Twenty-two members of the New York Giants were at the university campus at Canton to see standout pitcher Harold Henry “Prince Hal” Schumacher graduate.
The Giants had picked up Schumacher in the 1931 season, after Schumacher’s junior year. Schumacher, from Hinckley, NY, near Utica, also had played football and basketball at Saint Lawrence University.
Schumacher, while playing for the Giants, continued his college studies during the off season, and graduated with a bachelor of science degree during a professional season in which the 22-year-old had already pitched four shut outs.
While it was a day off from the major league for Schumacher and his team mates, it wasn’t a day off from baseball.
After the commencement, the Giants played an exhibition game against the St. Lawrence University team.
Estimates of up to 10,000 people watched the “North Country Baseball Classic” at Week’s Field, where temporary bleachers were set up to accommodate the crowd.
“The game takes on all the appearance of a little world series for the North Country, with radio being pressed into service to give the details to a still larger group of devoted followers of the national pastime.”
Graham McNamee, a nationally known sports announcer, came to Canton to call play by play over WCAD radio, the college station, which transmitted the broadcast over the NBC radio network.
The score, 12-4 in favor of the Giants, was incidental.
Some news reports did not even mention the score.
Schumacher pitched the first two innings, in which his former college team mates were hitless.
At the end of the 2:30 pm game, D. P. Church, a local pilot, flew game photos to Albany to meet a late evening train that would transport them to New York City in time to appear in metropolitan newspapers the next morning.

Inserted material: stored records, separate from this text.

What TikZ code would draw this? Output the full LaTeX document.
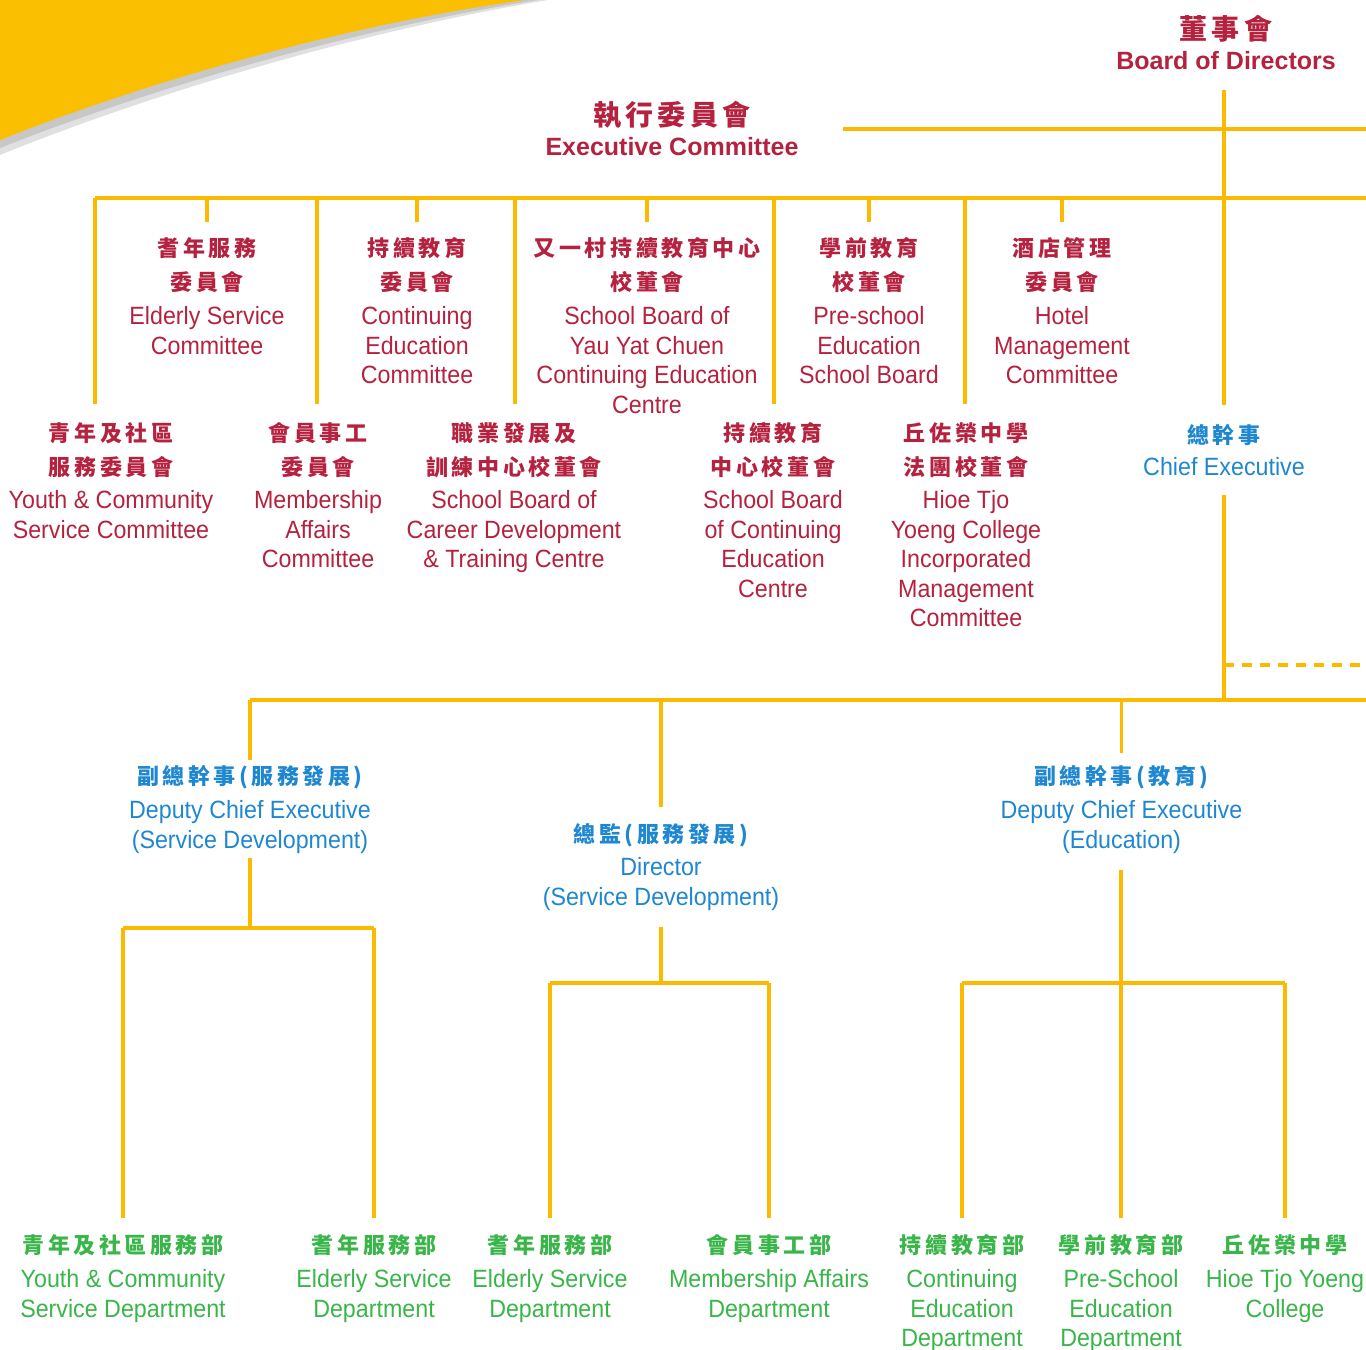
\documentclass[tikz,border=0pt]{standalone}
\usepackage{fontspec}
\newfontfamily\zhfont{Noto Sans CJK TC}[LetterSpace=16]
\newfontfamily\enfont{Liberation Sans}[FakeStretch=0.93]
\newfontfamily\enbfont{Liberation Sans}
\definecolor{ored}{HTML}{B5223F}
\definecolor{oblue}{HTML}{1F87CF}
\definecolor{ogreen}{HTML}{3AB54A}
\definecolor{oyellow}{HTML}{FBBA00}
\definecolor{swoosh}{HTML}{F9BF00}
\tikzset{
  ln/.style={draw=oyellow, line width=2.6pt},
  zh/.style={font=\zhfont\bfseries\fontsize{16.5pt}{25.9pt}\selectfont, text=#1, align=center, inner sep=0pt, anchor=north},
  en/.style={font=\enfont\fontsize{18.75pt}{22.1pt}\selectfont, text=#1, align=center, inner sep=0pt, anchor=north},
  ttlzh/.style={font=\zhfont\bfseries\fontsize{21pt}{24pt}\selectfont, text=ored, inner sep=0pt},
  ttlen/.style={font=\enbfont\bfseries\fontsize{18.75pt}{22pt}\selectfont, text=ored, inner sep=0pt}
}
\begin{document}
\begin{tikzpicture}[x=0.75pt,y=-0.75pt]
\useasboundingbox (0,0) rectangle (1366,1349);
% swoosh with soft shadow
\fill[black!12] (0,0) -- (548,0) .. controls (368,30) and (160,90) .. (0,155) -- cycle;
\fill[black!22] (0,0) -- (538,0) .. controls (360,28) and (156,86) .. (0,148) -- cycle;
\fill[swoosh] (0,0) -- (525,0) .. controls (350,24) and (150,80) .. (0,140) -- cycle;

% titles
\node[ttlzh] (bod-zh) at (1226,29) {董事會};
\node[ttlen] (bod-en) at (1226,61) {Board of Directors};
\node[ttlzh] (ec-zh) at (672,115) {執行委員會};
\node[ttlen] (ec-en) at (672,147) {Executive Committee};

% top row committees
\node[zh=ored] (esc-zh) at (207,237) {耆年服務\\委員會};
\node[en=ored] (esc-en) at (207,306.5) {Elderly Service\\Committee};
\node[zh=ored] (cec-zh) at (417,237) {持續教育\\委員會};
\node[en=ored] (cec-en) at (417,306.5) {Continuing\\Education\\Committee};
\node[zh=ored] (yyc-zh) at (647,237) {又一村持續教育中心\\校董會};
\node[en=ored] (yyc-en) at (647,306.5) {School Board of\\Yau Yat Chuen\\Continuing Education\\Centre};
\node[zh=ored] (pse-zh) at (869,237) {學前教育\\校董會};
\node[en=ored] (pse-en) at (869,306.5) {Pre-school\\Education\\School Board};
\node[zh=ored] (hmc-zh) at (1062,237) {酒店管理\\委員會};
\node[en=ored] (hmc-en) at (1062,306.5) {Hotel\\Management\\Committee};

% lower row committees
\node[zh=ored] (ycs-zh) at (111,422) {青年及社區\\服務委員會};
\node[en=ored] (ycs-en) at (111,490.5) {Youth \& Community\\Service Committee};
\node[zh=ored] (mac-zh) at (318,422) {會員事工\\委員會};
\node[en=ored] (mac-en) at (318,490.5) {Membership\\Affairs\\Committee};
\node[zh=ored] (cdt-zh) at (514,422) {職業發展及\\訓練中心校董會};
\node[en=ored] (cdt-en) at (514,490.5) {School Board of\\Career Development\\\& Training Centre};
\node[zh=ored] (cecb-zh) at (773,422) {持續教育\\中心校董會};
\node[en=ored] (cecb-en) at (773,490.5) {School Board\\of Continuing\\Education\\Centre};
\node[zh=ored] (htc-zh) at (966,422) {丘佐榮中學\\法團校董會};
\node[en=ored] (htc-en) at (966,490.5) {Hioe Tjo\\Yoeng College\\Incorporated\\Management\\Committee};

% chief executive
\node[zh=oblue] (ce-zh) at (1224,424) {總幹事};
\node[en=oblue] (ce-en) at (1224,457.5) {Chief Executive};

% second level
\node[zh=oblue] (dsd-zh) at (250,765) {副總幹事(服務發展)};
\node[en=oblue] (dsd-en) at (250,800.5) {Deputy Chief Executive\\(Service Development)};
\node[zh=oblue] (dir-zh) at (661,823) {總監(服務發展)};
\node[en=oblue] (dir-en) at (661,857.5) {Director\\(Service Development)};
\node[zh=oblue] (ded-zh) at (1121.5,765) {副總幹事(教育)};
\node[en=oblue] (ded-en) at (1121.5,800.5) {Deputy Chief Executive\\(Education)};

% departments
\node[zh=ogreen] (ycd-zh) at (123,1234) {青年及社區服務部};
\node[en=ogreen] (ycd-en) at (123,1269.5) {Youth \& Community\\Service Department};
\node[zh=ogreen] (esd1-zh) at (374,1234) {耆年服務部};
\node[en=ogreen] (esd1-en) at (374,1269.5) {Elderly Service\\Department};
\node[zh=ogreen] (esd2-zh) at (550,1234) {耆年服務部};
\node[en=ogreen] (esd2-en) at (550,1269.5) {Elderly Service\\Department};
\node[zh=ogreen] (mad-zh) at (769,1234) {會員事工部};
\node[en=ogreen] (mad-en) at (769,1269.5) {Membership Affairs\\Department};
\node[zh=ogreen] (ced-zh) at (962,1234) {持續教育部};
\node[en=ogreen] (ced-en) at (962,1269.5) {Continuing\\Education\\Department};
\node[zh=ogreen] (psd-zh) at (1121,1234) {學前教育部};
\node[en=ogreen] (psd-en) at (1121,1269.5) {Pre-School\\Education\\Department};
\node[zh=ogreen] (htd-zh) at (1285,1234) {丘佐榮中學};
\node[en=ogreen] (htd-en) at (1285,1269.5) {Hioe Tjo Yoeng\\College};

% junction coordinates
\coordinate (bod-top) at (1224,90);
\coordinate (ec-link) at (843,129);
\coordinate (edge129) at (1366,129);
\coordinate (bus1-l) at (95,198);
\coordinate (bus1-r) at (1366,198);
\coordinate (ce-foot) at (1224,700);
\coordinate (dash-r) at (1366,665);
\coordinate (dash-l) at (1224,665);
\coordinate (bus2-l) at (250,700);
\coordinate (bus2-r) at (1366,700);
\coordinate (bus3-l) at (123,928);
\coordinate (bus3-r) at (374,928);
\coordinate (bus4-l) at (550,983);
\coordinate (bus4-r) at (769,983);
\coordinate (bus5-l) at (962,983);
\coordinate (bus5-r) at (1285,983);

% connectors, upper part
\draw[ln, shorten >=14pt] (bod-top) -- (ce-zh.north);
\draw[ln] (ec-link) -- (edge129);
\draw[ln] (bus1-l) -- (bus1-r);
\draw[ln, shorten >=11.25pt] (esc-zh.north |- bus1-l) -- (esc-zh.north);
\draw[ln, shorten >=11.25pt] (cec-zh.north |- bus1-l) -- (cec-zh.north);
\draw[ln, shorten >=11.25pt] (yyc-zh.north |- bus1-l) -- (yyc-zh.north);
\draw[ln, shorten >=11.25pt] (pse-zh.north |- bus1-l) -- (pse-zh.north);
\draw[ln, shorten >=11.25pt] (hmc-zh.north |- bus1-l) -- (hmc-zh.north);
\draw[ln, shorten >=13.5pt] (bus1-l) -- (bus1-l |- ycs-zh.north);
\draw[ln, shorten >=13.5pt] (317,198) -- (mac-zh.north -| 317,0);
\draw[ln, shorten >=13.5pt] (515,198) -- (cdt-zh.north -| 515,0);
\draw[ln, shorten >=13.5pt] (774,198) -- (cecb-zh.north -| 774,0);
\draw[ln, shorten >=13.5pt] (965,198) -- (htc-zh.north -| 965,0);

% chief executive down
\draw[ln, shorten <=14pt] (ce-en.south) -- (ce-foot);
\draw[ln, dash pattern=on 7.5pt off 6pt] (dash-l) -- (dash-r);
\draw[ln] (bus2-l) -- (bus2-r);
\draw[ln, shorten >=3.75pt] (bus2-l) -- (dsd-zh.north);
\draw[ln, shorten >=12pt] (dir-zh.north |- bus2-l) -- (dir-zh.north);
\draw[ln, shorten >=9pt] (ded-zh.north |- bus2-l) -- (ded-zh.north);

% service development
\draw[ln, shorten <=3pt] (dsd-en.south) -- (dsd-en.south |- bus3-l);
\draw[ln] (bus3-l) -- (bus3-r);
\draw[ln, shorten >=12pt] (bus3-l) -- (ycd-zh.north);
\draw[ln, shorten >=12pt] (bus3-r) -- (esd1-zh.north);

% director
\draw[ln, shorten <=12pt] (dir-en.south) -- (dir-en.south |- bus4-l);
\draw[ln] (bus4-l) -- (bus4-r);
\draw[ln, shorten >=12pt] (bus4-l) -- (esd2-zh.north);
\draw[ln, shorten >=12pt] (bus4-r) -- (mad-zh.north);

% education
\draw[ln, shorten <=12pt, shorten >=12pt] (ded-en.south -| psd-zh.north) -- (psd-zh.north);
\draw[ln] (bus5-l) -- (bus5-r);
\draw[ln, shorten >=12pt] (bus5-l) -- (ced-zh.north);
\draw[ln, shorten >=12pt] (bus5-r) -- (htd-zh.north);
\end{tikzpicture}
\end{document}
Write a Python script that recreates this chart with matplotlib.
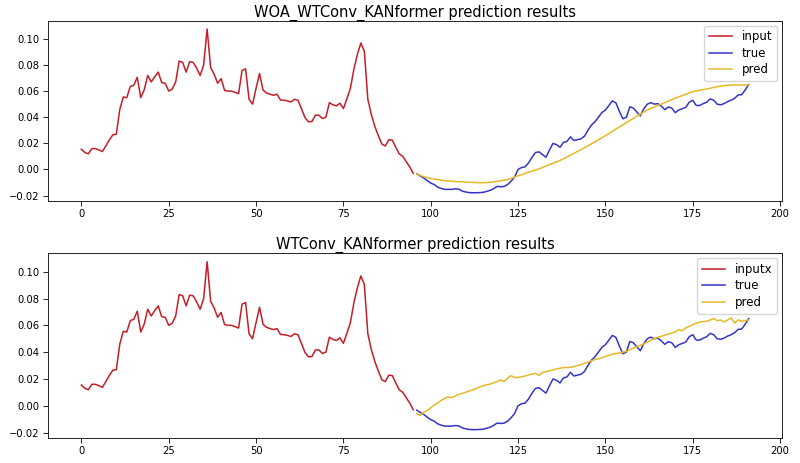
import numpy as np
import matplotlib
matplotlib.use("Agg")
import matplotlib.pyplot as plt

# input window (index 0..95)
input_vals = [
    0.0155, 0.0130, 0.0120, 0.0160, 0.0160, 0.0150, 0.0137, 0.0180, 0.0225, 0.0265,
    0.0270, 0.0460, 0.0555, 0.0550, 0.0635, 0.0645, 0.0705, 0.0550, 0.0610, 0.0720,
    0.0670, 0.0710, 0.0745, 0.0665, 0.0660, 0.0600, 0.0615, 0.0670, 0.0830, 0.0820,
    0.0745, 0.0825, 0.0820, 0.0775, 0.0720, 0.0800, 0.1075, 0.0780, 0.0730, 0.0660,
    0.0695, 0.0605, 0.0600, 0.0600, 0.0590, 0.0580, 0.0758, 0.0770, 0.0537, 0.0500,
    0.0620, 0.0735, 0.0608, 0.0585, 0.0576, 0.0568, 0.0576, 0.0532, 0.0530, 0.0525,
    0.0517, 0.0537, 0.0530, 0.0465, 0.0398, 0.0365, 0.0367, 0.0416, 0.0416, 0.0390,
    0.0400, 0.0512, 0.0495, 0.0487, 0.0507, 0.0466, 0.0540, 0.0620, 0.0766, 0.0880,
    0.0968, 0.0905, 0.0537, 0.0420, 0.0330, 0.0259, 0.0195, 0.0180, 0.0228, 0.0225,
    0.0170, 0.0119, 0.0100, 0.0060, 0.0020, -0.0030,
]

# ground truth (index 96..191)
true_vals = [
    -0.0033, -0.0050, -0.0065, -0.0085, -0.0104, -0.0115, -0.0135, -0.0145, -0.0152, -0.0152,
    -0.0152, -0.0148, -0.0150, -0.0165, -0.0172, -0.0177, -0.0178, -0.0178, -0.0177, -0.0175,
    -0.0168, -0.0160, -0.0147, -0.0129, -0.0132, -0.0130, -0.0115, -0.0090, -0.0058, 0.0000,
    0.0015, 0.0020, 0.0050, 0.0094, 0.0130, 0.0135, 0.0114, 0.0094, 0.0150, 0.0200,
    0.0190, 0.0170, 0.0208, 0.0215, 0.0250, 0.0222, 0.0228, 0.0235, 0.0255, 0.0300,
    0.0340, 0.0365, 0.0400, 0.0436, 0.0455, 0.0490, 0.0525, 0.0510, 0.0445, 0.0388,
    0.0400, 0.0480, 0.0470, 0.0440, 0.0410, 0.0465, 0.0500, 0.0512, 0.0500, 0.0504,
    0.0485, 0.0458, 0.0478, 0.0470, 0.0435, 0.0455, 0.0465, 0.0475, 0.0515, 0.0530,
    0.0490, 0.0490, 0.0504, 0.0515, 0.0540, 0.0530, 0.0500, 0.0495, 0.0505, 0.0520,
    0.0530, 0.0545, 0.0570, 0.0572, 0.0608, 0.0650,
]

# WOA_WTConv_KANformer prediction
pred_woa = [
    -0.0033, -0.0045, -0.0055, -0.0062, -0.0068, -0.0073, -0.0077, -0.0081, -0.0085, -0.0088,
    -0.0090, -0.0092, -0.0094, -0.0095, -0.0096, -0.0098, -0.0099, -0.0100, -0.0101, -0.0101,
    -0.0100, -0.0098, -0.0095, -0.0091, -0.0087, -0.0082, -0.0078, -0.0068, -0.0058, -0.0048,
    -0.0040, -0.0030, -0.0021, -0.0012, -0.0004, 0.0005, 0.0016, 0.0027, 0.0038, 0.0048,
    0.0058, 0.0069, 0.0081, 0.0096, 0.0110, 0.0124, 0.0138, 0.0152, 0.0167, 0.0181,
    0.0196, 0.0212, 0.0228, 0.0242, 0.0258, 0.0275, 0.0292, 0.0309, 0.0326, 0.0342,
    0.0358, 0.0375, 0.0391, 0.0407, 0.0423, 0.0440, 0.0456, 0.0467, 0.0478, 0.0490,
    0.0501, 0.0512, 0.0523, 0.0535, 0.0546, 0.0556, 0.0566, 0.0576, 0.0586, 0.0596,
    0.0601, 0.0606, 0.0611, 0.0616, 0.0622, 0.0628, 0.0634, 0.0638, 0.0642, 0.0645,
    0.0646, 0.0647, 0.0647, 0.0646, 0.0646, 0.0648,
]

# WTConv_KANformer prediction
pred_wt = [
    -0.0058, -0.0072, -0.0050, -0.0035, -0.0015, 0.0005, 0.0022, 0.0040, 0.0055, 0.0065,
    0.0060, 0.0072, 0.0085, 0.0092, 0.0100, 0.0110, 0.0118, 0.0128, 0.0140, 0.0150,
    0.0155, 0.0162, 0.0170, 0.0180, 0.0193, 0.0180, 0.0205, 0.0225, 0.0210, 0.0212,
    0.0215, 0.0222, 0.0230, 0.0235, 0.0242, 0.0225, 0.0250, 0.0255, 0.0260, 0.0268,
    0.0275, 0.0280, 0.0285, 0.0285, 0.0287, 0.0292, 0.0300, 0.0305, 0.0318, 0.0325,
    0.0335, 0.0345, 0.0350, 0.0358, 0.0368, 0.0375, 0.0385, 0.0390, 0.0393, 0.0400,
    0.0405, 0.0418, 0.0430, 0.0440, 0.0450, 0.0462, 0.0475, 0.0490, 0.0500, 0.0510,
    0.0518, 0.0526, 0.0535, 0.0542, 0.0550, 0.0568, 0.0560, 0.0580, 0.0593, 0.0605,
    0.0617, 0.0625, 0.0628, 0.0630, 0.0640, 0.0650, 0.0635, 0.0640, 0.0625, 0.0640,
    0.0655, 0.0617, 0.0640, 0.0630, 0.0635, 0.0640,
]

titles = ['WOA_WTConv_KANformer prediction results', 'WTConv_KANformer prediction results']
input_labels = ['input', 'inputx']

x_in = np.arange(len(input_vals))
x_out = np.arange(len(input_vals), len(input_vals) + len(true_vals))

fig = plt.figure(figsize=(8, 4.63), dpi=100)
ax1 = fig.add_axes([0.06, 0.566, 0.9175, 0.389])
ax2 = fig.add_axes([0.06, 0.054, 0.9175, 0.399])

for ax, pred, title, lab in zip([ax1, ax2], [pred_woa, pred_wt], titles, input_labels):
    ax.plot(x_in, input_vals, color='#c41e28', lw=1.1, label=lab)
    ax.plot(x_out, true_vals, color='#3535c8', lw=1.1, label='true')
    ax.plot(x_out, pred, color='#e8b828', lw=1.1, label='pred')
    ax.set_title(title, fontsize=10.5, pad=3)
    ax.set_yticks([-0.02, 0.0, 0.02, 0.04, 0.06, 0.08, 0.10])
    ax.set_xticks([0, 25, 50, 75, 100, 125, 150, 175, 200])
    ax.tick_params(labelsize=7.2, length=3.5, width=0.6, pad=2.5)
    for s in ax.spines.values():
        s.set_linewidth(0.6)
    ax.legend(loc='upper right', fontsize=8.5, handlelength=2.0, borderpad=0.4,
              labelspacing=0.3, borderaxespad=0.4)

plt.savefig('out.png', dpi=100)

The six-foot tall, 190-pound Schumacher, who never played minor league baseball and never was traded, played for the Giants through the 1942 season, and then took three seasons off to serve in the U.S. Navy during the Second World War.
He returned to the Giants for one last season in 1946, finishing up with a career record of 158 wins and 121 losses over 13 seasons.
Illustration: 1933 Goudey baseball card of Harold “Hal” Schumacher of the New York Giants.